Mike Conaway, the Republican who replaced Devin Nunes as head of the House Intelligence Committee’s investigation into Russian meddling in the U.S. election, has described his mission simply: “I just want to find out what happened,” he’s said. The more urgent question elsewhere in the world, however, isn’t confined to the past. It concerns what is happening—not just in the United States but in European democracies as well. In the Netherlands, Dutch authorities counted paper ballots in a recent election by hand to prevent foreign governments—and Russia in particular—from manipulating the results through cyberattacks. In Denmark, the defense minister has accused the Russian government of carrying out a two-year campaign to infiltrate email accounts at his ministry. In the United Kingdom, a parliamentary committee reports that it cannot “rule out” the possibility that “foreign interference” caused a voter-registration site to crash ahead of Britain’s referendum on EU membership. And in France, a cybersecurity firm has just discovered that suspected Russian hackers are targeting the leading presidential candidate. “We are increasingly concerned about cyber-enabled interference in democratic political processes,” representatives from the Group of Seven—Canada, France, Germany, Italy, Japan, the U.K., and the U.S.—declared after meeting in Italy earlier this month. Russia, a member of the group until it was kicked out for annexing Crimea, wasn’t mentioned in the statement. It didn’t need to be. The subtext was clear.

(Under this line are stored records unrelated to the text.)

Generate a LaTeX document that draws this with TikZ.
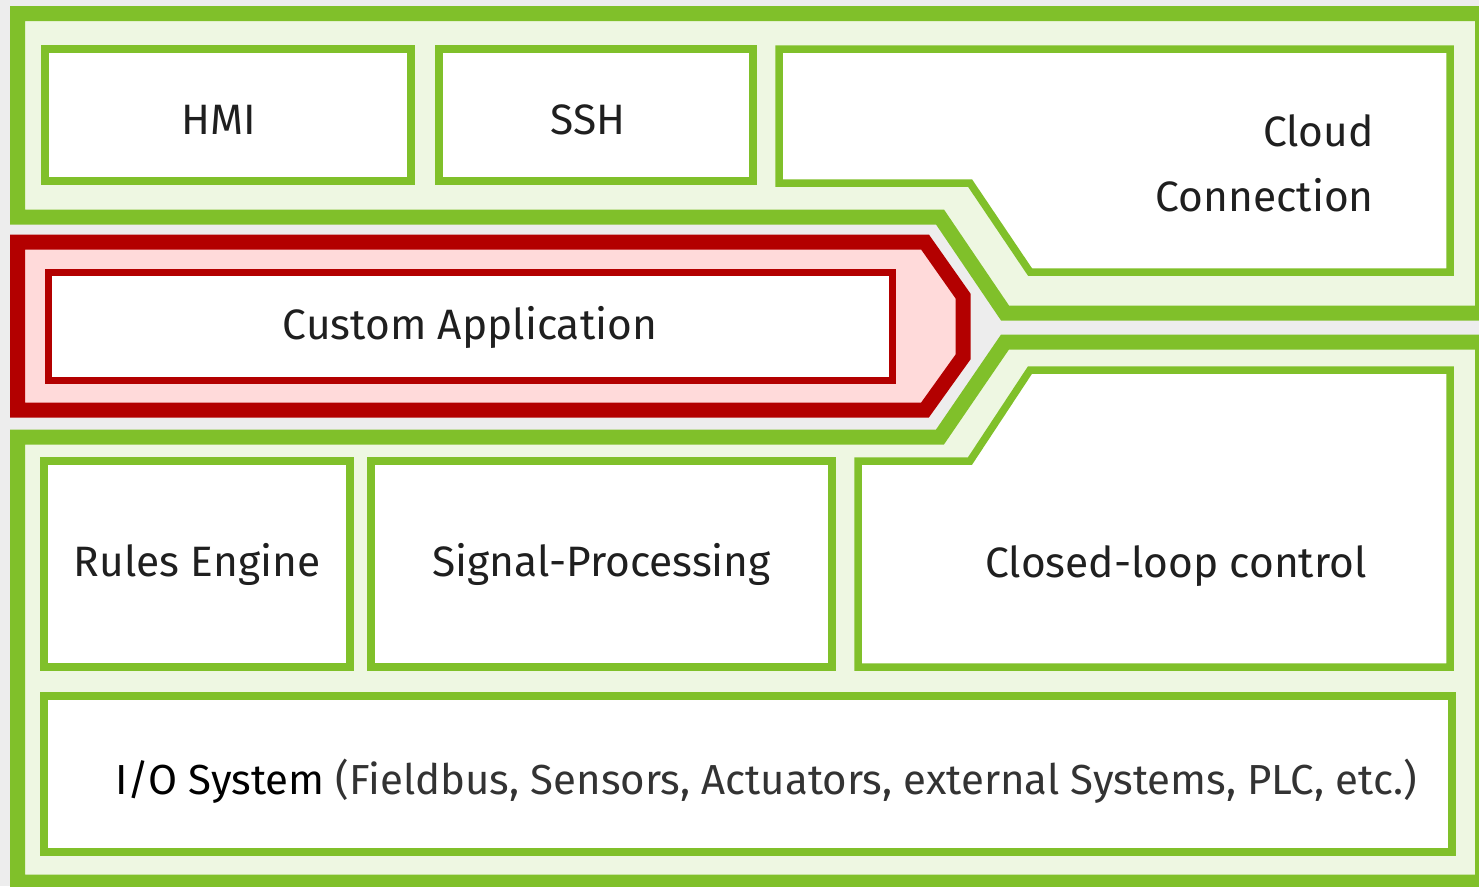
\documentclass[tikz,border=0pt]{standalone}
\usepackage{fontspec}
\setmainfont{Fira Sans}
\usetikzlibrary{positioning}

\definecolor{leaf}{HTML}{80C02A}
\definecolor{leafbg}{HTML}{EEF7E2}
\definecolor{appred}{HTML}{B30000}
\definecolor{appbg}{HTML}{FFDADA}
\definecolor{canvas}{HTML}{EDEDED}

\begin{document}
\begin{tikzpicture}[x=1pt, y=-1pt, line join=miter,
frame/.style={draw=leaf, fill=leafbg, line width=15pt},
appframe/.style={draw=appred, fill=appbg, line width=15pt},
block/.style={draw=leaf, fill=white, line width=7.5pt, inner sep=0pt},
appblock/.style={block, draw=appred, line width=7pt},
boxtext/.style={font=\fontsize{42.5}{65}\selectfont, text=black!88, inner sep=0pt}]
\useasboundingbox [fill=canvas] (0,0) rectangle (1479,886);
\clip (0,0) rectangle (1479,886);
% outer layers
\draw [frame] (17.5,13.5) -- (1482.5,13.5) -- (1482.5,313) -- (1005,313)
  -- (940,217) -- (17.5,217) -- cycle;
\draw [appframe] (17.5,242) -- (925,242) -- (963,296) -- (963,357)
  -- (925,410) -- (17.5,410) -- cycle;
\draw [frame] (17.5,437) -- (940,437) -- (1005,342) -- (1482.5,342)
  -- (1482.5,882) -- (17.5,882) -- cycle;
% top row
\node [block, minimum width=366pt, minimum height=132pt] (hmi) at (228,115) {};
\node [block, minimum width=314pt, minimum height=132pt] (ssh) at (596,115) {};
\draw [block] (779,49) -- (1450,49) -- (1450,272) -- (1030,272)
  -- (970,183) -- (779,183) -- cycle;
\node [boxtext] (hmi_t) at ([xshift=-9pt, yshift=-5pt]hmi.center) {HMI};
\node [boxtext] (ssh_t) at ([xshift=-8pt, yshift=-5pt]ssh.center) {SSH};
\node [boxtext, align=right, anchor=east] (cloud) at (1374,163) {Cloud\\Connection};
% custom application
\node [appblock, minimum width=844pt, minimum height=108pt] (app) at (470,326) {};
\node [boxtext] (app_t) at ([yshift=-1pt]app.center) {Custom Application};
% bottom row
\node [block, minimum width=306pt, minimum height=206pt] (rules) at (197,564)
  [boxtext] {Rules Engine};
\node [block, minimum width=461pt, minimum height=206pt] (signal) at (601.5,564)
  [boxtext] {Signal-Processing};
\draw [block] (858,461) -- (970,461) -- (1030,370) -- (1450,370)
  -- (1450,667) -- (858,667) -- cycle;
\node [boxtext] (control) at (1176,566) {Closed-loop control};
\node [block, minimum width=1408pt, minimum height=156pt] (io) at (748,774) {};
\node [boxtext, anchor=west, text=black, font=\fontsize{42}{50}\selectfont] (io_t) at (115,781)
  {I/O System \textcolor{black!80}{(Fieldbus, Sensors, Actuators, external Systems, PLC, etc.)}};
\end{tikzpicture}
\end{document}
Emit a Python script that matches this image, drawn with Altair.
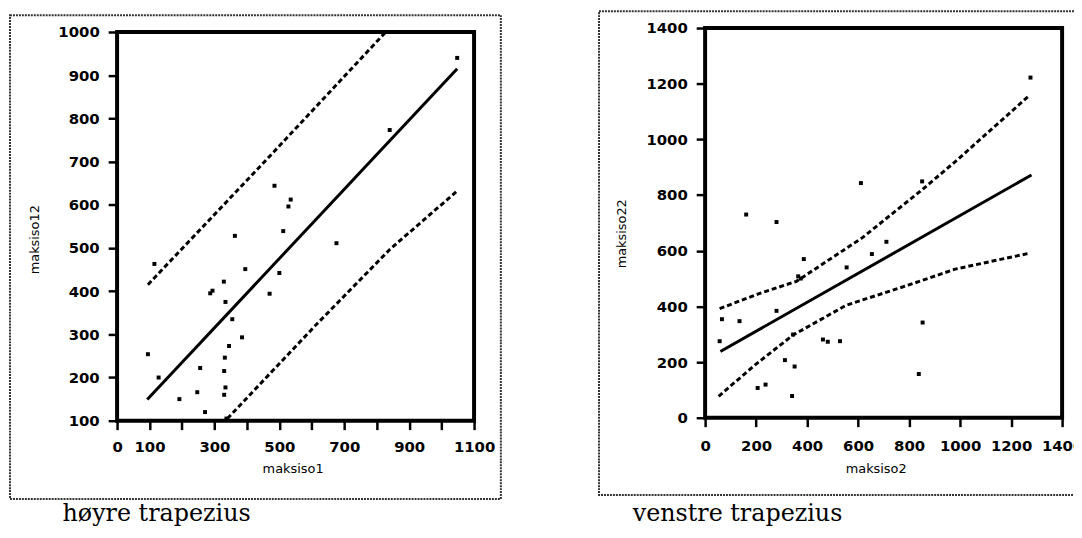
import altair as alt
import pandas as pd

# ---------------- left panel: høyre trapezius ----------------
left_pt_x = [95, 115, 128, 192, 247, 256, 271, 287, 294, 329, 330, 330, 332, 334, 334, 337,
             345, 355, 363, 385, 395, 470, 500, 485, 512, 528, 535, 676, 840, 1048]
left_pt_y = [254, 463, 200, 150, 166, 222, 120, 395, 401, 422, 215, 160, 246, 375, 177, 105,
             273, 335, 528, 293, 451, 394, 442, 644, 539, 596, 612, 511, 773, 940]
left_fit_x = [93, 1048]
left_fit_y = [149, 915]
left_up_x = [95, 455, 828]
left_up_y = [415, 700, 1000]
left_lo_x = [340, 617, 841, 1045]
left_lo_y = [105, 325, 497, 630]
left_xrange = [0, 1100]
left_yrange = [100, 1000]

# ---------------- right panel: venstre trapezius ----------------
right_pt_x = [57, 66, 135, 161, 206, 237, 280, 280, 313, 341, 345, 351, 365, 375, 387, 462,
              481, 529, 555, 611, 654, 711, 838, 851, 853, 1276]
right_pt_y = [275, 354, 347, 730, 107, 119, 703, 384, 207, 78, 299, 184, 508, 500, 570, 281,
              273, 275, 540, 843, 588, 632, 157, 849, 342, 1222]
right_fit_x = [60, 1280]
right_fit_y = [238, 872]
right_up_x = [57, 209, 358, 617, 851, 981, 1272]
right_up_y = [392, 445, 490, 647, 819, 920, 1158]
right_lo_x = [53, 196, 345, 553, 799, 981, 1272]
right_lo_y = [77, 190, 297, 404, 477, 534, 591]
right_xrange = [0, 1400]
right_yrange = [0, 1400]


def frame_df(px, py, fx, fy, ux, uy, lx, ly, xr, yr):
    rows = []
    rows += [{"x": a, "y": b, "kind": "pt"} for a, b in zip(px, py)]
    rows += [{"x": a, "y": b, "kind": "fit"} for a, b in zip(fx, fy)]
    rows += [{"x": a, "y": b, "kind": "upper"} for a, b in zip(ux, uy)]
    rows += [{"x": a, "y": b, "kind": "lower"} for a, b in zip(lx, ly)]
    rows += [{"x": xr[0], "x2": xr[1], "y": yr[0], "y2": yr[1], "kind": "box"}]
    return pd.DataFrame(rows)


def panel(df, xr, ydom, xvals, yvals, xlabelexpr, xtitle, ytitle, caption, geo):
    X = alt.X("x:Q", scale=alt.Scale(domain=xr, nice=False, zero=False),
              axis=alt.Axis(values=xvals, labelExpr=xlabelexpr, format="d", title=xtitle,
                            titleX=geo["xtx"], titleY=geo["xty"],
                            titleBaseline="middle", titleAlign="center",
                            labelPadding=geo["xlp"]))
    Y = alt.Y("y:Q", scale=alt.Scale(domain=ydom, nice=False, zero=False),
              axis=alt.Axis(values=yvals, format="d", title=ytitle,
                            titleX=geo["ytx"], titleY=geo["yty"], titleAngle=270,
                            titleBaseline="middle", titleAlign="center",
                            labelPadding=9))
    base = alt.Chart(df).encode(x=X, y=Y)
    box = base.transform_filter("datum.kind == 'box'").mark_rect(
        filled=False, stroke="black", strokeWidth=4).encode(x2="x2:Q", y2="y2:Q")
    pts = base.transform_filter("datum.kind == 'pt'").mark_square(
        size=16, color="black", opacity=1)
    fit = base.transform_filter("datum.kind == 'fit'").mark_line(
        color="black", strokeWidth=3)
    bands = base.transform_filter("datum.kind == 'upper' || datum.kind == 'lower'").mark_line(
        color="black", strokeWidth=3, strokeDash=[5, 3]).encode(detail="kind:N")
    one = pd.DataFrame({"k": [0]})
    outer = alt.Chart(one).mark_rect(
        filled=False, stroke="#333", strokeWidth=2, strokeDash=[2, 1]
    ).encode(x=alt.value(geo["fx1"]), x2=alt.value(geo["fx2"]),
             y=alt.value(geo["fy1"]), y2=alt.value(geo["fy2"]))
    spacer = alt.Chart(one).mark_rect(opacity=0).encode(
        x=alt.value(0), x2=alt.value(1), y=alt.value(-18), y2=alt.value(-17))
    cap = alt.Chart(one).mark_text(
        font="DejaVu Serif", fontSize=24, align="left", baseline="alphabetic",
        color="black"
    ).encode(x=alt.value(geo["cx"]), y=alt.value(geo["cy"]), text=alt.value(caption))
    return alt.layer(spacer, outer, box, bands, fit, pts, cap).properties(
        width=360, height=geo["h"])


left = panel(
    frame_df(left_pt_x, left_pt_y, left_fit_x, left_fit_y, left_up_x, left_up_y,
             left_lo_x, left_lo_y, left_xrange, left_yrange),
    left_xrange, [100, 1009.18],
    list(range(0, 1101, 100)), list(range(100, 1001, 100)),
    "datum.value == 0 || datum.value % 200 == 100 ? datum.label : ''",
    "maksiso1", "maksiso12", "høyre trapezius",
    dict(h=396, xtx=177, xty=48, xlp=10, ytx=-83, yty=213,
         fx1=-108, fx2=387, fy1=-13, fy2=475, cx=-55, cy=497),
)

right = panel(
    frame_df(right_pt_x, right_pt_y, right_fit_x, right_fit_y, right_up_x, right_up_y,
             right_lo_x, right_lo_y, right_xrange, right_yrange),
    right_xrange, [0, 1400],
    list(range(0, 1401, 200)), list(range(0, 1401, 200)),
    "datum.label",
    "maksiso2", "maksiso22", "venstre trapezius",
    dict(h=393, xtx=172, xty=51, xlp=12, ytx=-84, yty=207,
         fx1=-107, fx2=380, fy1=-17, fy2=471, cx=-73, cy=497),
)

chart = alt.hconcat(left, right, spacing=97).properties(
    padding={"left": 1, "top": 0, "right": -9, "bottom": 0},
    background="white",
).configure_view(
    strokeWidth=0
).configure_axis(
    domain=False, grid=False, ticks=True, tickColor="black", tickWidth=2.5, tickSize=9,
    labelFont="DejaVu Sans", labelFontSize=15, labelFontWeight="bold", labelColor="black",
    titleFont="DejaVu Sans", titleFontSize=13, titleFontWeight="normal", titleColor="black",
    labelOverlap=False, labelFlush=False,
)

chart.save("out.html", embed_options={"renderer": "svg", "actions": False})
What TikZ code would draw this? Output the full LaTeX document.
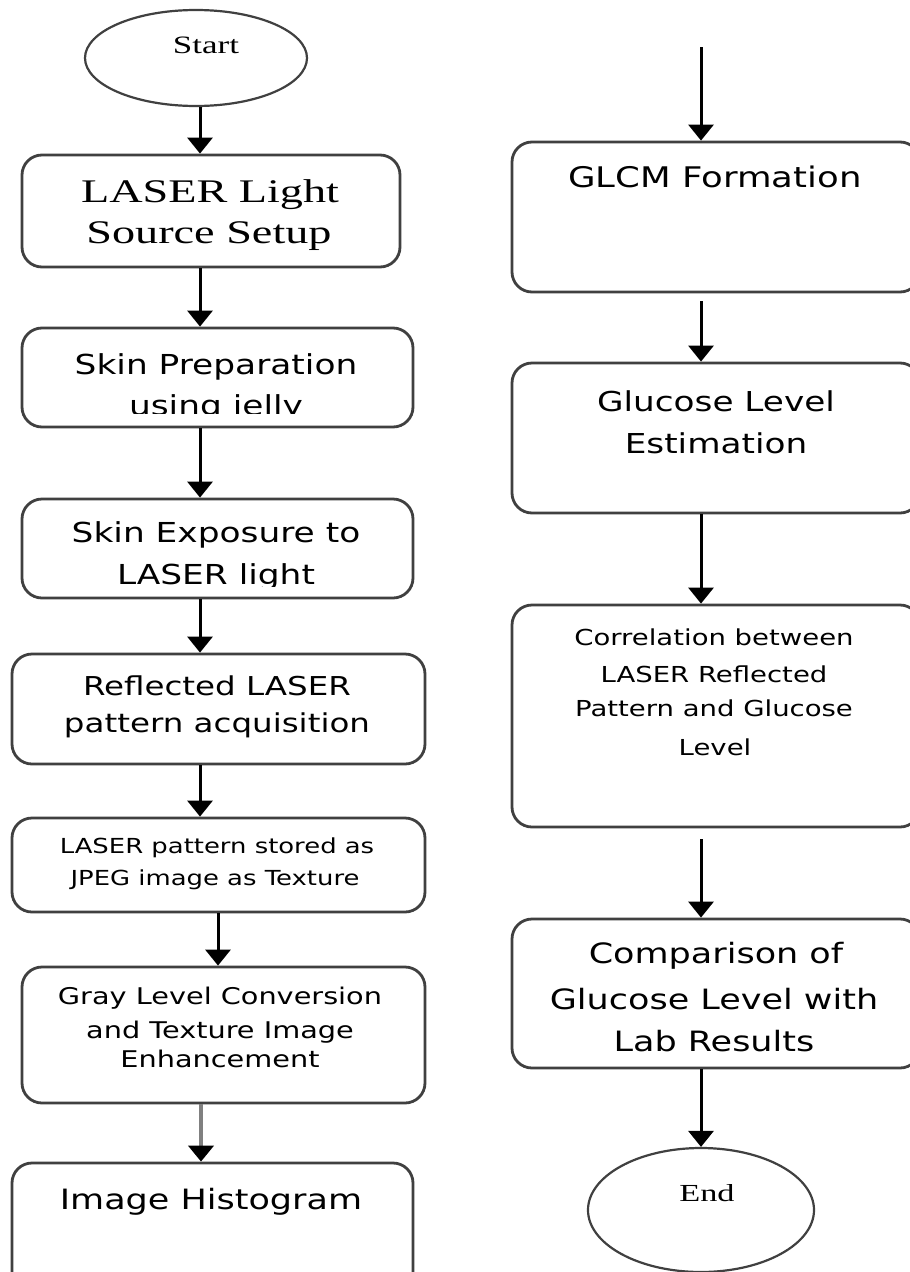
\documentclass[tikz,border=0pt]{standalone}
\usepackage{fontspec}
\usetikzlibrary{arrows.meta,shapes.geometric}
\newfontfamily\sfw[FakeStretch=1.25]{DejaVu Sans}
\newfontfamily\srw[FakeStretch=1.4]{Liberation Serif}
\newcommand{\fs}[1]{\fontsize{#1}{#1}\selectfont}
\tikzset{
  box/.style={draw=black!75, line width=2.8pt, rounded corners=20pt, inner sep=0pt, rectangle},
  oval/.style={draw=black!75, line width=2.2pt, ellipse, inner sep=0pt},
  arr/.style={-{Triangle[width=25pt,length=16pt,fill=black,color=black]}, line width=3pt, black},
  tx/.style={anchor=base, inner sep=0pt, text=black},
}
\begin{document}
\begin{tikzpicture}[x=1pt,y=-1pt]
\useasboundingbox (0,0) rectangle (910,1272);
\clip (0,0) rectangle (910,1272);
\fill[white] (0,0) rectangle (910,1272);

% left column shapes
\node[oval, minimum width=222pt, minimum height=96pt] (start) at (196,58) {};
\node[box, minimum width=378pt, minimum height=112pt] (b1) at (211,211) {};
\node[box, minimum width=391pt, minimum height=99pt] (b2) at (217.5,377.5) {};
\node[box, minimum width=391pt, minimum height=99pt] (b3) at (217.5,548.5) {};
\node[box, minimum width=413pt, minimum height=110pt] (b4) at (218.5,709) {};
\node[box, minimum width=413pt, minimum height=94pt] (b5) at (218.5,865) {};
\node[box, minimum width=403pt, minimum height=136pt] (b6) at (223.5,1035) {};
\node[box, minimum width=401pt, minimum height=137pt] (b7) at (212.5,1231.5) {};

% right column shapes
\coordinate (top) at (701,47);
\node[box, minimum width=408pt, minimum height=150pt] (r1) at (716,217) {};
\node[box, minimum width=408pt, minimum height=150pt] (r2) at (716,438) {};
\node[box, minimum width=408pt, minimum height=222pt] (r3) at (716,716) {};
\node[box, minimum width=408pt, minimum height=149pt] (r4) at (716,993.5) {};
\node[oval, minimum width=226pt, minimum height=124pt] (end) at (701,1210) {};

% texts
\node[tx, font=\srw\fs{25}] (tStart) at (206,53) {Start};
\node[tx, font=\srw\fs{33}] (t1a) at (210,202) {LASER Light};
\node[tx, font=\srw\fs{33}] (t1b) at (209,243) {Source Setup};
\node[tx, font=\sfw\fs{27.5}] (t2a) at (216,374) {Skin Preparation};
\begin{scope}
  \clip (22,328) rectangle (413,413);
  \node[tx, font=\sfw\fs{27.5}] (t2b) at (216,415) {using jelly};
\end{scope}
\node[tx, font=\sfw\fs{27.5}] (t3a) at (216,542) {Skin Exposure to};
\begin{scope}
  \clip (22,499) rectangle (413,586);
  \node[tx, font=\sfw\fs{27.5}] (t3b) at (216,584) {LASER light};
\end{scope}
\node[tx, font=\sfw\fs{26}] (t4a) at (217,695) {Reflected LASER};
\node[tx, font=\sfw\fs{26}] (t4b) at (217,732) {pattern acquisition};
\node[tx, font=\sfw\fs{20.7}] (t5a) at (217,853) {LASER pattern stored as};
\node[tx, font=\sfw\fs{20.7}] (t5b) at (215,885) {JPEG image as Texture};
\node[tx, font=\sfw\fs{23}] (t6a) at (220,1004) {Gray Level Conversion};
\node[tx, font=\sfw\fs{23}] (t6b) at (220,1038) {and Texture Image};
\node[tx, font=\sfw\fs{23}] (t6c) at (220,1067) {Enhancement};
\node[tx, font=\sfw\fs{28}] (t7) at (211,1209) {Image Histogram};

\node[tx, font=\sfw\fs{28.4}] (tr1) at (715,187) {GLCM Formation};
\node[tx, font=\sfw\fs{27.4}] (tr2a) at (716,411) {Glucose Level};
\node[tx, font=\sfw\fs{27.4}] (tr2b) at (716,453) {Estimation};
\node[tx, font=\sfw\fs{22}] (tr3a) at (714,645) {Correlation between};
\node[tx, font=\sfw\fs{22}] (tr3b) at (714,682) {LASER Reflected};
\node[tx, font=\sfw\fs{22}] (tr3c) at (714,716) {Pattern and Glucose};
\node[tx, font=\sfw\fs{22}] (tr3d) at (715,755) {Level};
\node[tx, font=\sfw\fs{28}] (tr4a) at (716,963) {Comparison of};
\node[tx, font=\sfw\fs{28}] (tr4b) at (714,1009) {Glucose Level with};
\node[tx, font=\sfw\fs{28}] (tr4c) at (714,1051) {Lab Results};
\node[tx, font=\srw\fs{24.5}] (tEnd) at (707,1201) {End};

% connectors left
\draw[arr] (start.south -| 200,0) -- (b1.north -| 200,0);
\draw[arr] (b1.south -| 200,0) -- (b2.north -| 200,0);
\draw[arr] (b2.south -| 200,0) -- (b3.north -| 200,0);
\draw[arr] (b3.south -| 200,0) -- (b4.north -| 200,0);
\draw[arr] (b4.south -| 200,0) -- (b5.north -| 200,0);
\draw[arr] (b5.south -| 218,0) -- (b6.north -| 218,0);
\draw[arr, draw=black!50, line width=4pt] (b6.south -| 201,0) -- (b7.north -| 201,0);

% connectors right
\draw[arr] (top) -- (top |- r1.north);
\draw[arr, shorten <=8pt] (r1.south -| top) -- (r2.north -| top);
\draw[arr] (r2.south -| top) -- (r3.north -| top);
\draw[arr, shorten <=11pt] (r3.south -| top) -- (r4.north -| top);
\draw[arr] (r4.south -| top) -- (end.north);
\end{tikzpicture}
\end{document}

The Russian government has denied hacking these democracies, and in some cases the evidence for state-sponsored interference is very flimsy. There is no proof, for example, that the Brexit vote was marred by foreign cyberattacks. The voter-registration site was most likely downed by something much more mundane: a surge in visits from people hoping to … register to vote. If Russia really has been trying to shape the outcome of the French election, the impact so far appears minimal.
This story, moreover, is just as old as it is new. Foreign actors have sought to undermine democracies since Sparta’s King Cleomenes started meddling in the internal affairs of ancient Athens. (The king’s interventions were harder to deny, since they involved invading soldiers.) The United States has its own thorny history of messing with elections abroad.